Non-Clinical Care Guides Offer Positive Approach to Patient Care

November 1, 2013

by Diane Atwood

Diane AtwoodRichard Adair, MD, has been an internist for about 40 years. He is currently employed by Allina Health, a large not-for-profit network of hospitals and clinics in Minnesota and western Wisconsin.

As is the case for health care providers across the coun­try, Adair gets to spend, on average, about 20 minutes with each of his patients. He works in a primary care clinic at Abbott Northwestern Hospital, an Allina hos­pital in Minneapolis. A fair number of his patients have chronic diseases and given the time constraints, he often worried that some of them didn’t get the level of attention they needed. The challenge was, he says, “How can we go about giving better quality for our patients without adding more time or more reimburse­ment, because these things are just not going to hap­pen?”

Improving the quality of chronic disease care is an im­portant goal for the entire United States health care system.
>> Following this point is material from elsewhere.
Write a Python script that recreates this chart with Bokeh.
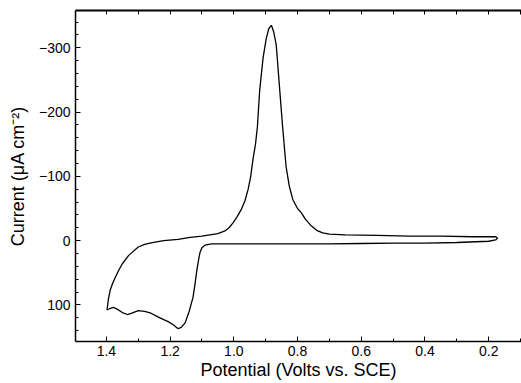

Several innovative care management models already exist, but Adair wanted to try something dif­ferent. Instead of adding more clinical people, such as nurses, to the primary care delivery team, he wanted to hire laypeople. “Nurses are pretty expensive,” he says. “They have very specific skills and training and we couldn’t do without them, but I was looking for some­body who had a little different skill set than the nurses.”